Мы познакомились за несколько лет до…
Пронзительный месяц листопада как-то неожиданно наступил. Ни звонка, ни сообщения на почту. Просто пролез в мою жизнь. Как последний пассажир втискивается в набитый до отказа вагон метро. Так дерзко, отчаянно, но с легким налетом извинений на оскаленных клыках. И все стало иначе: контрастнее, резче и гораздо глубже. На губах уже чувствовался привкус неминуемого молчания. Он трескался, как клюква, красным звоном оглушая наши мечты. Добавляя ту самую кислоту реальности, без которой нам не хотелось смотреть в глаза.
И мы начали цепляться друг за друга, просто чтобы ветер нас не свалил, чтобы не заржаветь от сырости. Кутались в объятья, чтобы спрятать от чужих… Ноябрь был просто поводом, но таким сладким, чарующим. Он нас не перебивал, не путал, а просто забрасывал разноцветной листвой, когда мы в ней купались.
И наперегонки домой, как дети…
Чтобы не уснуть безумными ночами, я заливал в себя порции колумбийского отвара, пока ты так трепетно исправляла ошибки в каракулях моей любви. А это самое слово, которое я всегда прописывал быстрее других, царапало подушечки твоих нежных пальцев с каждым разом все сильнее. Обжигало холодом моего молчания, но ты это проглатывала спокойно, как и другие мои ошибки.
Ни ты, ни я его так и не произнесли. Мы зачем-то берегли его в обветренных губах. Лелеяли в кладовых детского простого счастья, где нет и тени того безумного урагана, что бушевал вокруг нас. Это странное слово для нас слишком дорогое, чтобы ветер мог его разносить кому-то еще, и слишком громкое, чтобы шептать его на ухо.
Наш ноябрь так и остался невысказанным, бережным и очень нежным. А все мои мысли ты и так прочла в моем распахнутом наотмашь дневнике. По тем иероглифам, что я оставлял у тебя на спине. Но ты об этом только улыбалась, чувствуя все гораздо глубже, чем я мог представить. Ты ведь видела все лучше рентгена и флюорографии. Насквозь и навсегда… От твоих чайных глаз мне некуда было спрятаться. Не убежать, как я выбегаю из кабинетов выдыхающих врачей. Не закрыться одеялом, ведь даже во сне они меня навещали.
Я не знаю, почему именно ты понимаешь лучше любого кардиолога, о чем разрывается мое сердце. Почему оно так не ровно бьется, обо что сбивается его едва различимый ритм… И только ты знала, как его успокоить. Ты без рецепта вливала в меня эндорфин, очень остро чувствуя, сквозь что я улыбаюсь.

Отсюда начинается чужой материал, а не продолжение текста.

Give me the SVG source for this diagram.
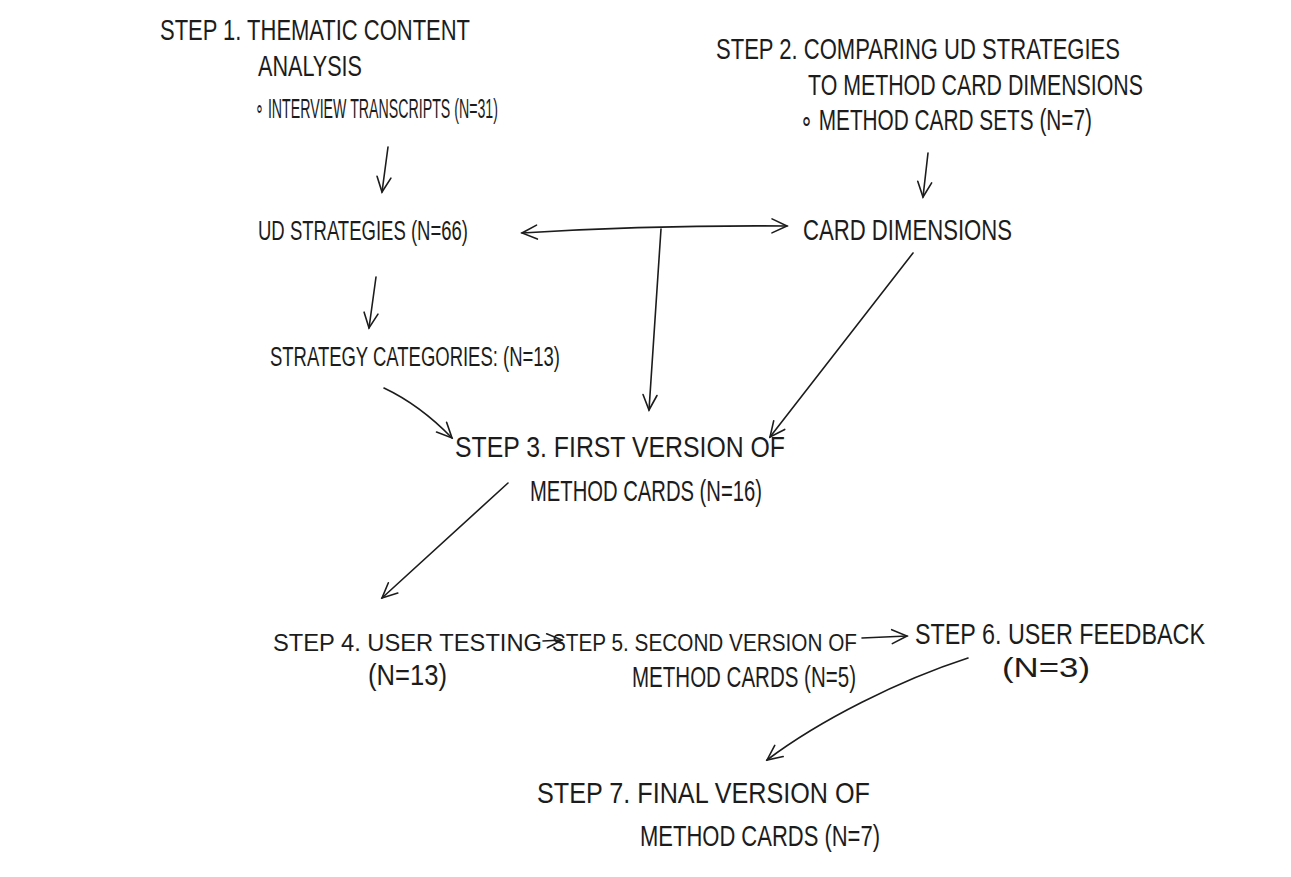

Но это была тайна, и ты о ней даже не вздыхала. И я, не отводя взгляда:
-Все хорошо! Правда! – Без тени надвигающейся зимы в голосе.

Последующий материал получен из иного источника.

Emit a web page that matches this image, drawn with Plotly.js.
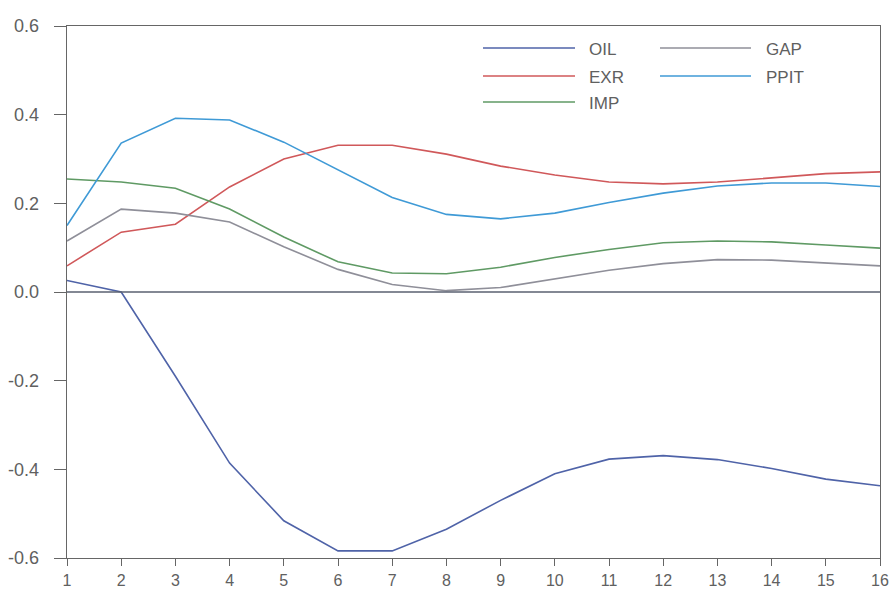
<!DOCTYPE html>
<html><head><meta charset="utf-8">
<script src="https://cdn.plot.ly/plotly-3.0.1.min.js"></script>
<style>html,body{margin:0;padding:0;background:#fff}#chart{width:893px;height:590px}</style>
</head><body><div id="chart"></div>
<script>
var periods = [1,2,3,4,5,6,7,8,9,10,11,12,13,14,15,16];
var seriesNames = ["OIL","EXR","IMP","GAP","PPIT"];
var OIL  = [0.026,0.0,-0.19,-0.386,-0.516,-0.584,-0.584,-0.535,-0.47,-0.41,-0.377,-0.369,-0.378,-0.398,-0.422,-0.437];
var EXR  = [0.059,0.135,0.153,0.237,0.300,0.331,0.331,0.311,0.284,0.264,0.248,0.244,0.248,0.258,0.267,0.271];
var IMP  = [0.255,0.248,0.234,0.187,0.124,0.068,0.043,0.041,0.056,0.078,0.096,0.111,0.115,0.113,0.106,0.099];
var GAP  = [0.115,0.187,0.178,0.158,0.102,0.051,0.017,0.003,0.010,0.030,0.049,0.064,0.073,0.072,0.065,0.059];
var PPIT = [0.150,0.336,0.392,0.388,0.338,0.276,0.213,0.175,0.165,0.178,0.202,0.223,0.239,0.246,0.246,0.238];
var seriesValues = [OIL, EXR, IMP, GAP, PPIT];
var colors = ["#4f63a8","#d0585a","#5f9a64","#8f8f99","#3f9ad6"];

var traces = seriesNames.map(function(n,i){
  return {x:periods, y:seriesValues[i], name:n, type:"scatter", mode:"lines",
          line:{color:colors[i], width:1.6}, showlegend:false};
});

// custom legend (two columns)
var legendPos = [
  {x0:483,x1:575,tx:587,y:48},
  {x0:483,x1:575,tx:587,y:76},
  {x0:483,x1:575,tx:587,y:102},
  {x0:660,x1:751,tx:764,y:48},
  {x0:660,x1:751,tx:764,y:76}
];
var L=67, R=880, T=26, B=558;
function px(x){return (x-L)/(R-L);}
function py(y){return (B-y)/(B-T);}
var shapes = [{type:"line",xref:"paper",yref:"y",x0:0,x1:1,y0:0,y1:0,line:{color:"#5a6070",width:1.3}}];
var annotations = [];
seriesNames.forEach(function(n,i){
  var p = legendPos[i];
  shapes.push({type:"line",xref:"paper",yref:"paper",x0:px(p.x0),x1:px(p.x1),y0:py(p.y),y1:py(p.y),line:{color:colors[i],width:1.4}});
  annotations.push({xref:"paper",yref:"paper",x:px(p.tx),y:py(p.y+1),xanchor:"left",yanchor:"middle",text:n,showarrow:false,
    font:{family:"Liberation Sans, Arial, sans-serif",size:17,color:"#606060"}});
});

var layout = {
  width:893, height:590,
  margin:{l:L, r:893-R, t:T, b:590-B, pad:0},
  paper_bgcolor:"#fff", plot_bgcolor:"#fff",
  showlegend:false,
  font:{family:"Liberation Sans, Arial, sans-serif", size:18, color:"#606060"},
  xaxis:{range:[1,16], tickvals:periods, ticks:"outside", ticklen:7, tickcolor:"#666",
         showgrid:false, zeroline:false, showline:true, linecolor:"#666", linewidth:1.3, mirror:true,
         ticklabelstandoff:0, tickfont:{size:16,color:"#606060"}},
  yaxis:{range:[-0.6,0.6], tickvals:[-0.6,-0.4,-0.2,0,0.2,0.4,0.6], ticktext:["-0.6","-0.4","-0.2","0.0","0.2","0.4","0.6"],
         ticks:"outside", ticklen:12, tickcolor:"#666", ticklabelstandoff:11,
         showgrid:false, zeroline:false, showline:true, linecolor:"#666", linewidth:1.3, mirror:true,
         tickfont:{size:18,color:"#606060"}},
  shapes:shapes, annotations:annotations
};
Plotly.newPlot("chart", traces, layout, {displayModeBar:false, staticPlot:true});
</script></body></html>
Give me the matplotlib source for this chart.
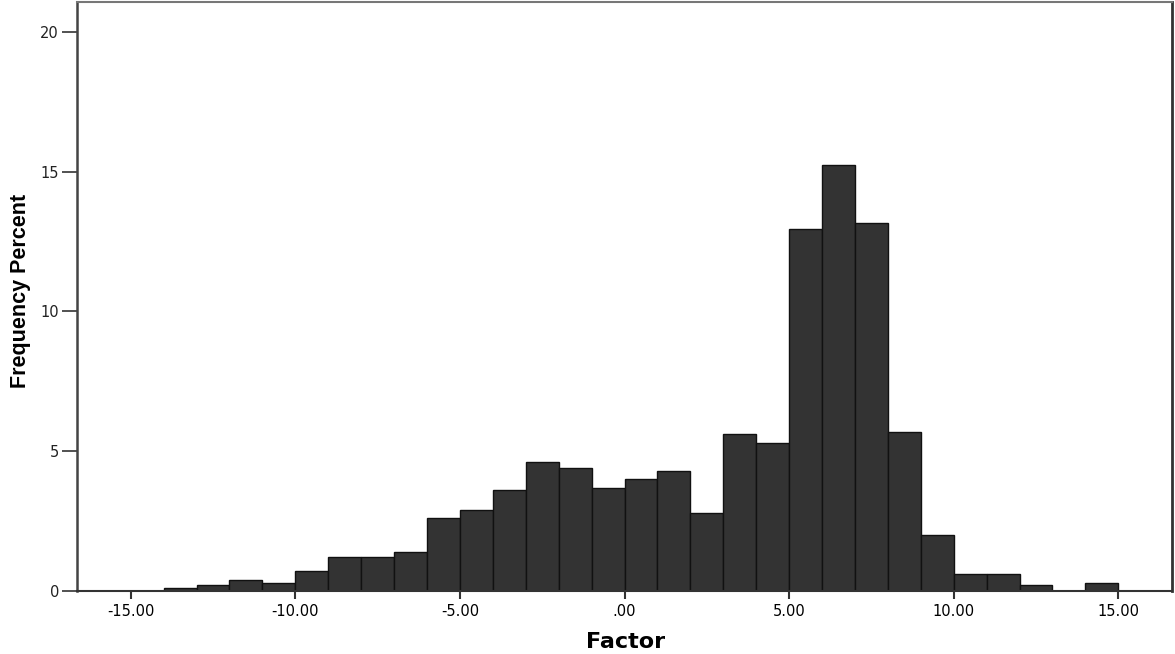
import matplotlib
matplotlib.use("Agg")
import matplotlib.pyplot as plt

# ---------- Data (percent per unit-width bin) ----------
bin_left = [-14, -13, -12, -11, -10, -9, -8, -7, -6, -5, -4, -3, -2, -1, 0,
            1, 2, 3, 4, 5, 6, 7, 8, 9, 10, 11, 12, 13, 14]
percent = [0.1, 0.2, 0.4, 0.3, 0.7, 1.2, 1.2, 1.4, 2.6, 2.9, 3.6, 4.6, 4.4, 3.7, 4.0,
           4.3, 2.8, 5.6, 5.3, 12.95, 15.25, 13.15, 5.7, 2.0, 0.6, 0.6, 0.2, 0.0, 0.3]
x_ticks = [-15, -10, -5, 0, 5, 10, 15]
x_tick_labels = ["-15.00", "-10.00", "-5.00", ".00", "5.00", "10.00", "15.00"]
y_ticks = [0, 5, 10, 15, 20]

# ---------- Figure ----------
fig = plt.figure(figsize=(11.75, 6.54), dpi=100)
ax = fig.add_axes([77 / 1175, 1 - 591 / 654, (1172 - 77) / 1175, (591 - 2) / 654])

ax.bar(bin_left, percent, width=1.0, align="edge",
       color="#333333", edgecolor="#111111", linewidth=1.0)

ax.set_xlim(-16.63, 16.63)
ax.set_ylim(0, 21.07)

ax.set_xticks(x_ticks)
ax.set_xticklabels(x_tick_labels)
ax.set_yticks(y_ticks)
ax.tick_params(axis="x", direction="out", length=6, width=1.5, color="#333333",
               labelsize=10.5, pad=3)
ax.tick_params(axis="y", direction="out", length=11, width=1.2, color="#333333",
               labelsize=10.5, pad=2, labelcolor="#222222")

# frame
ax.spines["top"].set_color("#777777")
ax.spines["top"].set_linewidth(1.5)
ax.spines["right"].set_color("#333333")
ax.spines["right"].set_linewidth(2.0)
ax.spines["left"].set_color("#444444")
ax.spines["left"].set_linewidth(1.8)
ax.spines["bottom"].set_color("#333333")
ax.spines["bottom"].set_linewidth(1.5)

# ---------- Labels ----------
fig.text(21 / 1175, 1 - 291 / 654, "Frequency Percent", rotation=90,
         ha="center", va="center", fontsize=15.5, fontweight="bold",
         family=["Liberation Sans", "DejaVu Sans"])
fig.text(626 / 1175, 1 - 642 / 654, "Factor", ha="center", va="center",
         fontsize=16, fontweight="bold", family=["DejaVu Sans"])

fig.savefig("out.png", dpi=100, facecolor="white")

Ты улыбалась в ответ и, допивая чай, продолжала разглядывать меня изнутри. А мне правда хорошо, уютно и спокойно в твоих объятиях.
И я буду по-прежнему лететь на встречу, не смотря на судороги в крыльях.
Меня не пугают те картины, что я вижу: черная оградка, тихо, легкий ветер, ты и они. Молчите. Нет слез, просто холодок отчаянья прошибает навылет. И ты, не поворачивая голову:
-А каким он был? – Нина тоже не обернется, но прекрасно поймет, что это только у нее можно спросить.
-Разным… – После паузы.
И жуткое, едва различимое, эхо раздвоит ее голос у тебя в ушах, как звонок того трамвая, в котором я сам отвечал ей на этот вопрос. А та другая, что поглощала мои первые, едва сложившиеся буквы, промолчит, пальцами сжимая свои щеки.
Ты ведь знаешь, почему я их покинул, но до конца хранил их в своих файлах, что ты без труда расшифровала. Но об этом им тоже ничего не скажешь.
-Вам куда?.. Мне в другую сторону… – не оборачиваясь.
Но это все где-то совсем далеко, когда чуть более длинный февраль начнет уступать марту место… Слишком далеко от нас.
А пока за стенами люди ищут новогодние подарки, приезжают к родственникам на Рождество, ищут мой номер в книжке, чтобы поздравить с днем рождения, мы все еще заворачиваемся в самые первые листы ноября…
Убегаем в наш бесконечный Lovember, которого нет ни на одном календаре. Он вне времени, он просто внутри нас. Такой загадочный и родной… Спасибо за все, что будет!
По мотивам «Сладкого Ноября» и жизни.